Must try harder. In fact, must relocate to a remote Scottish island and recruit an ugly bass player.
The Futureheads – The Futureheads (679 Recordings)
Re-released as a package including both their cover of Kate Bush’s Hounds of Love and a DVD in order to defeat internet pirates, this ought to be one of the best selling albums of the year. (It should be if there is any justice in the world, which we know that there isn’t, because if there was then bands like this would be huge and musical numpties like Lemar would be dustmen).
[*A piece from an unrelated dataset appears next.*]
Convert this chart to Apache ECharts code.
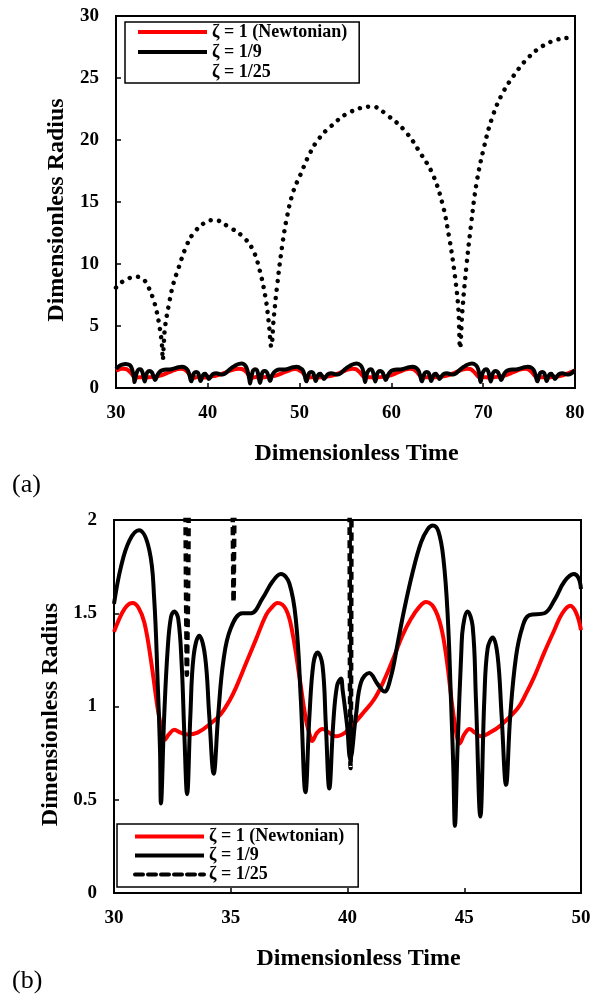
<!DOCTYPE html>
<html><head><meta charset="utf-8">
<script src="https://cdn.jsdelivr.net/npm/echarts@6/dist/echarts.min.js"></script>
<style>html,body{margin:0;padding:0;background:#fff}#c{width:594px;height:1003px}</style>
</head><body><div id="c"></div>
<script>
const seriesNames = ['ζ = 1 (Newtonian)', 'ζ = 1/9', 'ζ = 1/25'];
const xAxisTitle = 'Dimensionless Time';
const yAxisTitle = 'Dimensionless Radius';
const panelLabels = ['(a)', '(b)'];
const xRangeA = [30, 80, 10];
const yRangeA = [0, 30, 5];
const xRangeB = [30, 50, 5];
const yRangeB = [0, 2, 0.5];

// Panel (b) values, t from 30 to 50 (also the first part of panel (a))
const newtonB = [[30.0,1.40],[30.3,1.49],[30.55,1.54],[30.8,1.555],[31.05,1.53],[31.3,1.45],[31.58,1.25],[31.87,0.99],[32.08,0.85],[32.16,0.82],[32.35,0.85],[32.58,0.875],[32.85,0.86],[33.15,0.85],[33.58,0.86],[34.15,0.91],[34.58,0.96],[34.94,1.03],[35.22,1.10],[35.65,1.23],[36.08,1.36],[36.51,1.49],[36.75,1.53],[37.0,1.555],[37.37,1.52],[37.65,1.39],[37.94,1.16],[38.22,0.93],[38.4,0.84],[38.48,0.815],[38.7,0.86],[38.93,0.88],[39.2,0.86],[39.5,0.84],[39.9,0.86],[40.29,0.91],[40.7,0.97],[41.15,1.04],[41.6,1.15],[42.0,1.27],[42.35,1.38],[42.72,1.47],[43.05,1.53],[43.36,1.56],[43.7,1.53],[44.0,1.43],[44.25,1.25],[44.5,0.99],[44.7,0.83],[44.79,0.80],[45.0,0.85],[45.22,0.88],[45.45,0.86],[45.72,0.84],[46.1,0.86],[46.57,0.90],[47.29,0.99],[47.65,1.07],[48.0,1.16],[48.43,1.29],[48.86,1.41],[49.2,1.5],[49.54,1.54],[49.8,1.5],[50.0,1.41]];

const zeta9B = [[30.0,1.55],[30.3,1.75],[30.66,1.89],[31.07,1.945],[31.51,1.84],[31.72,1.58],[31.87,1.13],[31.97,0.77],[32.01,0.48],[32.15,0.95],[32.3,1.31],[32.44,1.48],[32.58,1.51],[32.75,1.47],[32.9,1.22],[33.01,0.86],[33.13,0.53],[33.27,0.95],[33.41,1.27],[33.65,1.38],[33.9,1.27],[34.08,0.95],[34.27,0.64],[34.46,0.95],[34.69,1.25],[35.0,1.42],[35.5,1.50],[35.87,1.50],[36.36,1.58],[36.79,1.67],[37.15,1.71],[37.51,1.66],[37.8,1.45],[38.0,1.04],[38.2,0.54],[38.37,0.95],[38.54,1.23],[38.72,1.29],[38.93,1.22],[39.07,0.91],[39.22,0.56],[39.39,0.91],[39.55,1.11],[39.72,1.15],[39.79,1.09],[39.98,0.9],[40.12,0.72],[40.36,0.95],[40.58,1.13],[40.93,1.18],[41.29,1.12],[41.58,1.08],[41.86,1.16],[42.15,1.34],[42.43,1.52],[42.79,1.72],[43.15,1.88],[43.43,1.95],[43.65,1.97],[43.89,1.94],[44.11,1.79],[44.29,1.49],[44.43,1.04],[44.53,0.68],[44.6,0.36],[44.71,0.77],[44.88,1.31],[44.95,1.43],[45.14,1.51],[45.36,1.43],[45.5,1.04],[45.69,0.41],[45.86,1.04],[46.0,1.31],[46.22,1.37],[46.43,1.27],[46.6,0.95],[46.79,0.58],[46.97,0.95],[47.22,1.27],[47.5,1.43],[47.79,1.49],[48.43,1.50],[48.86,1.57],[49.29,1.67],[49.69,1.71],[49.89,1.69],[50.0,1.63]];

const zeta25B = [[33.06,2.1],[33.08,1.7],[33.1,1.4],[33.12,1.17],[33.15,1.4],[33.18,1.7],[33.2,2.1],[34,'-'],[35.08,2.1],[35.1,1.8],[35.12,1.56],[35.14,1.8],[35.16,2.1],[37,'-'],[40.09,2.1],[40.1,1.5],[40.11,1.0],[40.13,0.67],[40.15,1.0],[40.16,1.5],[40.17,2.1]];

// Panel (a) values beyond t = 50
const newtonA50to80 = [[50.32,1.25],[50.61,0.99],[50.82,0.85],[50.9,0.82],[51.09,0.86],[51.32,0.875],[51.59,0.86],[51.89,0.85],[52.32,0.86],[52.89,0.91],[53.32,0.96],[53.68,1.03],[53.96,1.10],[54.39,1.23],[54.82,1.36],[55.25,1.49],[55.79,1.555],[56.04,1.53],[56.29,1.45],[56.57,1.25],[56.86,0.99],[57.07,0.85],[57.15,0.82],[57.34,0.86],[57.57,0.875],[57.84,0.86],[58.14,0.85],[58.57,0.86],[59.14,0.91],[59.57,0.96],[59.93,1.03],[60.21,1.10],[60.64,1.23],[61.07,1.36],[61.5,1.49],[62.04,1.555],[62.29,1.53],[62.54,1.45],[62.82,1.25],[63.11,0.99],[63.32,0.85],[63.4,0.82],[63.59,0.86],[63.82,0.875],[64.09,0.86],[64.39,0.85],[64.82,0.86],[65.39,0.91],[65.82,0.96],[66.18,1.03],[66.46,1.10],[66.89,1.23],[67.32,1.36],[67.75,1.49],[68.29,1.555],[68.54,1.53],[68.79,1.45],[69.07,1.25],[69.36,0.99],[69.57,0.85],[69.65,0.82],[69.84,0.86],[70.07,0.875],[70.34,0.86],[70.64,0.85],[71.07,0.86],[71.64,0.91],[72.07,0.96],[72.43,1.03],[72.71,1.10],[73.14,1.23],[73.57,1.36],[74.0,1.49],[74.54,1.555],[74.79,1.53],[75.04,1.45],[75.32,1.25],[75.61,0.99],[75.82,0.85],[75.9,0.82],[76.09,0.86],[76.32,0.875],[76.59,0.86],[76.89,0.85],[77.32,0.86],[77.89,0.91],[78.32,0.96],[78.68,1.03],[78.96,1.10],[79.39,1.23],[79.82,1.36],[80.0,1.41]];

const zeta9A50to80 = [[50.34,1.45],[50.54,1.04],[50.74,0.54],[50.91,0.95],[51.08,1.23],[51.26,1.29],[51.47,1.22],[51.61,0.91],[51.76,0.56],[51.93,0.91],[52.09,1.11],[52.26,1.15],[52.33,1.09],[52.52,0.9],[52.66,0.72],[52.9,0.95],[53.12,1.13],[53.47,1.18],[53.83,1.12],[54.12,1.08],[54.4,1.16],[54.69,1.34],[54.97,1.52],[55.33,1.72],[55.69,1.88],[55.97,1.95],[56.19,1.97],[56.63,1.84],[56.84,1.58],[56.99,1.13],[57.13,0.48],[57.27,0.95],[57.42,1.31],[57.7,1.51],[57.87,1.47],[58.02,1.22],[58.25,0.53],[58.39,0.95],[58.53,1.27],[58.77,1.38],[59.02,1.27],[59.2,0.95],[59.39,0.64],[59.58,0.95],[59.81,1.25],[60.1,1.42],[60.62,1.50],[60.99,1.50],[61.48,1.58],[61.91,1.67],[62.27,1.71],[62.63,1.66],[62.92,1.45],[63.12,1.04],[63.32,0.54],[63.49,0.95],[63.66,1.23],[63.84,1.29],[64.05,1.22],[64.19,0.91],[64.34,0.56],[64.51,0.91],[64.67,1.11],[64.84,1.15],[64.91,1.09],[65.1,0.9],[65.24,0.72],[65.48,0.95],[65.7,1.13],[66.05,1.18],[66.41,1.12],[66.7,1.08],[66.98,1.16],[67.27,1.34],[67.55,1.52],[67.91,1.72],[68.27,1.88],[68.55,1.95],[68.77,1.97],[69.21,1.84],[69.42,1.58],[69.57,1.13],[69.71,0.48],[69.85,0.95],[70.0,1.31],[70.28,1.51],[70.45,1.47],[70.6,1.22],[70.83,0.53],[70.97,0.95],[71.11,1.27],[71.35,1.38],[71.6,1.27],[71.78,0.95],[71.97,0.64],[72.16,0.95],[72.39,1.25],[72.68,1.42],[73.2,1.50],[73.57,1.50],[74.06,1.58],[74.49,1.67],[74.85,1.71],[75.21,1.66],[75.5,1.45],[75.7,1.04],[75.9,0.54],[76.07,0.95],[76.24,1.23],[76.42,1.29],[76.63,1.22],[76.77,0.91],[76.92,0.56],[77.09,0.91],[77.25,1.11],[77.42,1.15],[77.49,1.09],[77.68,0.9],[77.82,0.72],[78.06,0.95],[78.28,1.13],[78.63,1.18],[78.99,1.12],[79.28,1.08],[79.56,1.16],[79.85,1.34],[80.0,1.43]];

const zeta25A = [[30.0,8.1],[30.25,8.3],[31.0,8.7],[32.18,8.98],[33.0,8.75],[33.5,8.17],[34.0,7.3],[34.44,6.15],[34.75,4.9],[34.99,3.6],[35.1,2.26],[35.2,3.5],[35.35,4.95],[35.82,6.96],[36.26,8.44],[36.8,9.65],[37.64,11.4],[38.44,12.47],[39.72,13.36],[40.7,13.55],[42.26,13.0],[43.83,12.2],[44.92,11.13],[45.65,9.5],[46.27,7.36],[46.63,5.35],[46.92,3.33],[47.18,5.6],[47.54,8.17],[48.09,11.4],[48.63,13.8],[49.29,15.8],[50.09,17.2],[51.1,18.9],[52.09,20.1],[53.36,21.07],[55.36,22.2],[57.9,22.7],[59.55,22.0],[61.55,20.67],[63.19,18.9],[64.46,17.3],[65.55,14.9],[66.28,12.2],[66.93,8.98],[67.3,6.3],[67.48,3.2],[67.74,6.3],[68.17,9.8],[68.65,13.0],[69.27,16.5],[70.1,19.46],[71.02,21.9],[72.1,23.76],[73.37,25.24],[74.83,26.58],[76.47,27.58],[78.1,28.1],[79.56,28.27],[80.0,28.3]];

const newtonA = newtonB.concat(newtonA50to80);
const zeta9A = zeta9B.concat(zeta9A50to80);

const FONT = '"Liberation Serif", "Times New Roman", serif';
const chart = echarts.init(document.getElementById('c'), null, {renderer: 'canvas'});

function xAxisCfg(gi, r) {
  return {
    gridIndex: gi, type: 'value', min: r[0], max: r[1], interval: r[2],
    name: xAxisTitle, nameLocation: 'middle', nameGap: 54,
    nameTextStyle: {fontFamily: FONT, fontWeight: 'bold', fontSize: 24, color: '#000', padding: [0, 0, 0, 22]},
    axisLine: {lineStyle: {color: '#000', width: 2}},
    axisTick: {inside: true, length: 5, lineStyle: {color: '#000', width: 1.5}},
    axisLabel: {fontFamily: FONT, fontWeight: 'bold', fontSize: 19, color: '#000', margin: 16},
    splitLine: {show: false}
  };
}
function yAxisCfg(gi, r) {
  return {
    gridIndex: gi, type: 'value', min: r[0], max: r[1], interval: r[2],
    name: yAxisTitle, nameLocation: 'middle', nameGap: 40,
    nameTextStyle: {fontFamily: FONT, fontWeight: 'bold', fontSize: 24, color: '#000', padding: [0, 16, 0, 0]},
    axisLine: {show: true, lineStyle: {color: '#000', width: 2}},
    axisTick: {show: true, inside: true, length: 5, lineStyle: {color: '#000', width: 1.5}},
    axisLabel: {fontFamily: FONT, fontWeight: 'bold', fontSize: 19, color: '#000', margin: 17},
    splitLine: {show: false}
  };
}
function lineSeries(name, gi, data, color, extra) {
  return Object.assign({
    name: name, type: 'line', xAxisIndex: gi, yAxisIndex: gi, data: data,
    showSymbol: false, symbol: 'none', smooth: 0.4, clip: true, silent: true,
    lineStyle: {color: color, width: 4}, itemStyle: {color: color}
  }, extra || {});
}
const legendText = {fontFamily: FONT, fontWeight: 'bold', fontSize: 18, color: '#000'};
const hiddenSymbol = {opacity: 0, borderWidth: 0};

chart.setOption({
  animation: false,
  backgroundColor: '#fff',
  grid: [
    {left: 116, top: 16, width: 459, height: 372, show: true, borderColor: '#000', borderWidth: 2},
    {left: 114, top: 520, width: 467, height: 373, show: true, borderColor: '#000', borderWidth: 2}
  ],
  xAxis: [xAxisCfg(0, xRangeA), xAxisCfg(1, xRangeB)],
  yAxis: [yAxisCfg(0, yRangeA), yAxisCfg(1, yRangeB)],
  legend: [
    {
      left: 125, top: 22, orient: 'vertical', selectedMode: false,
      backgroundColor: '#fff', borderColor: '#000', borderWidth: 1.5,
      padding: [0, 12, 1, 11], itemGap: 0, itemWidth: 69, itemHeight: 14,
      itemStyle: hiddenSymbol, lineStyle: {width: 4},
      textStyle: Object.assign({lineHeight: 20}, legendText),
      data: [
        {name: seriesNames[0]},
        {name: seriesNames[1]},
        {name: seriesNames[2], lineStyle: {opacity: 0, width: 0}, itemStyle: hiddenSymbol}
      ]
    },
    {
      left: 117, top: 824, orient: 'vertical', selectedMode: false,
      backgroundColor: '#fff', borderColor: '#000', borderWidth: 1.5,
      padding: [3, 14, 3, 16], itemGap: 0, itemWidth: 69, itemHeight: 14,
      itemStyle: hiddenSymbol, lineStyle: {width: 4},
      textStyle: Object.assign({lineHeight: 19}, legendText),
      data: [
        {name: seriesNames[0]},
        {name: seriesNames[1]},
        {name: seriesNames[2], lineStyle: {type: [8, 5], width: 4, color: '#000', opacity: 1}, itemStyle: hiddenSymbol}
      ]
    }
  ],
  graphic: [
    {type: 'text', left: 12, top: 472, style: {text: panelLabels[0], font: '26px ' + FONT, fill: '#000'}},
    {type: 'text', left: 12, top: 968, style: {text: panelLabels[1], font: '26px ' + FONT, fill: '#000'}}
  ],
  series: [
    lineSeries(seriesNames[0], 0, newtonA, '#ff0000'),
    lineSeries(seriesNames[1], 0, zeta9A, '#000000'),
    lineSeries(seriesNames[2], 0, zeta25A, '#000000', {lineStyle: {color: '#000', width: 4.5, type: [0.01, 8.4], cap: 'round'}}),
    lineSeries(seriesNames[0], 1, newtonB, '#ff0000'),
    lineSeries(seriesNames[1], 1, zeta9B, '#000000'),
    lineSeries(seriesNames[2], 1, zeta25B, '#000000', {lineStyle: {color: '#000', width: 4.5, type: [8, 5]}})
  ]
});
</script>
</body></html>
Sounding like the Strokes would if they came from the North East, had a sense of humour and could all sing, the Futureheads bring us three and four part harmonies, robots and the ghost of 80s New Wave pioneers XTC. Their quirky take on Hounds of Love will be the best known thing here (and will be loved and hated almost equally among those who have heard it, I am sure) but previous singles A to B and Decent Days and Nights both demand further listening and whilst one or two tracks do sound more like undercooked demos than proper material, there is the sweet knowledge that they are very unlikely to last longer than three minutes.
Kaiser Chiefs – Employment (B Unique)
Kaiser Chiefs were the darlings of this year’s Shockwaves NME tour – more entertaining than the Killers, funnier than the Futureheads and simply more talented than the grossly overhyped Bloc Party – yet 18 months ago, in their previous incarnation as Parva, they couldn’t get arrested, had been dropped by their label and were widely ridiculed in their hometown of Leeds, probably because no-one could believe that The Music were the best that a city of several million people could produce.
There are certainly times when Employment sounds like it was rush released to cash in on the new enthusiasm for Ricky Wilson et al. Indeed, you can almost certainly ignore the last four tracks and simply enjoy the other eight, from the opening Every Day I Love You Less and Less to the sublime Saturday Night. Some of the wordplay in the lyrics grates – “Pneumothorax is a word that is long/But I’m just trying to put the punk back into punctured lung” – but some of it is simply great – “We’re like birds of a feather/And you can be the fat one” – and I can guarantee that you’ll be humming like an idiot after the first listen to the singles I Predict a Riot and Oh My God.